Instead Of Tripling–Cut City Energy Use 25% By 2050?
What if we could cut city energy use by about one-fourth, from 730 EJ to 540 EJ, in 2050? The alternative is tripling it, as current urbanization trends indicate. The most urbanized areas of the globe are North America (82%), Latin America and the Caribbean (80%), and Europe (73%).
Urban areas play a critical role in world climate. The Intergovernmental Panel on Climate Change has found that cities consume up to 76% of global energy and generate about the same percentage of global carbon emissions. Over half the world’s population lives in cities now, and the share is expected to increase to 66% by 2050.
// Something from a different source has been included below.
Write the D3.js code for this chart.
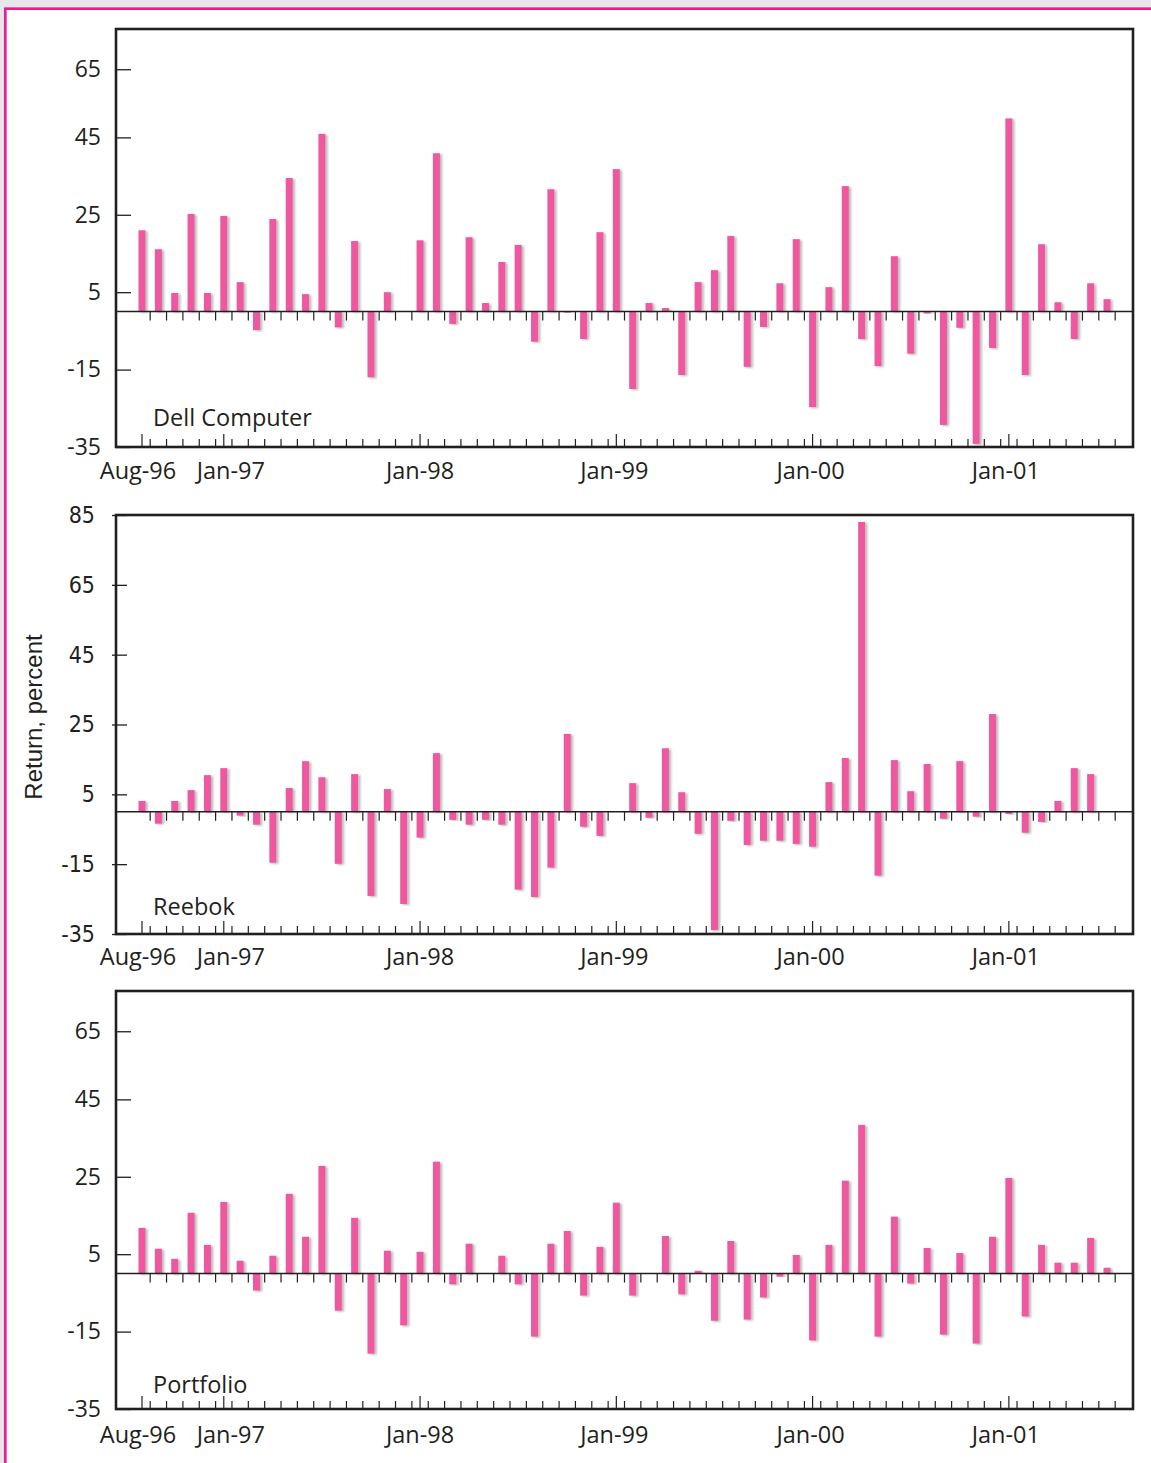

Feeling that aggregate potential for urban mitigation of climate change had been understated, Felix Creutzig and his fellow researchers looked for some hard answers in city energy use. They formulated a “Global Typology of Urban Energy Use and Potentials for an Urbanization Mitigation Wedge.” They discovered that such a wedge does exist and can be widened, although key elements of potential mitigation strategy differ from city to city.
New and rapidly growing cities—those in developing nations of Asia, Africa, and the Middle East, in particular—can save the most, because they’re not limited by obsolete infrastructure that locks in high carbon emission patterns. Their potential energy savings in urbanization is 86% of the world’s total potential because they can build in sustainability and green energy policy from the start. Compact urban form and green transport planning can make a huge difference. Changsha in China and Dar es Salaam in Tanzania, for example, can still develop along climate-friendly lines like this.
The research team also identified potential mitigation options in mature, established cities.
“In the U.S., for example, higher fuel prices would enable more compact development in cities like Boulder, Colorado. And in Hamburg, Germany, energy savings can be achieved by connecting low-density development to city centers through public transportation and bike paths.”
Compact urban form is also important in older cities, the researchers say.
The researchers looked at policies on the national scale as well. In countries like Iran or the US, researchers say, raising fuel prices would incentivize a transition toward energy-efficient cities. Higher gasoline prices may not only reduce city energy use by curtailing travel behavior and private vehicle ownership, but they could also affect where people live and work and electricity/heating demand (via modified floor space).
This thought supports a hike in the American motor fuel tax, a subject currently being bandied about in Washington. A new federal transportation bill must be authorized before May 31, when current funding will expire. The gas tax hasn’t changed in more than two decades, and as well as incentivizing energy efficiency, such a move could direct more funds toward alternative energies.
Said Karen Seto, the Yale professor of urbanization and geography who led the IPCC’s urban mitigation group and coauthored this city energy research:
“Our study expands the recent IPCC results by identifying drivers of urban energy use and thus enables effective climate change mitigation strategies across cities worldwide, closing a missing gap of the recent IPCC report…. This paper illustrates that there is a window of opportunity to affect how [rapidly developing] cities develop and save emissions.”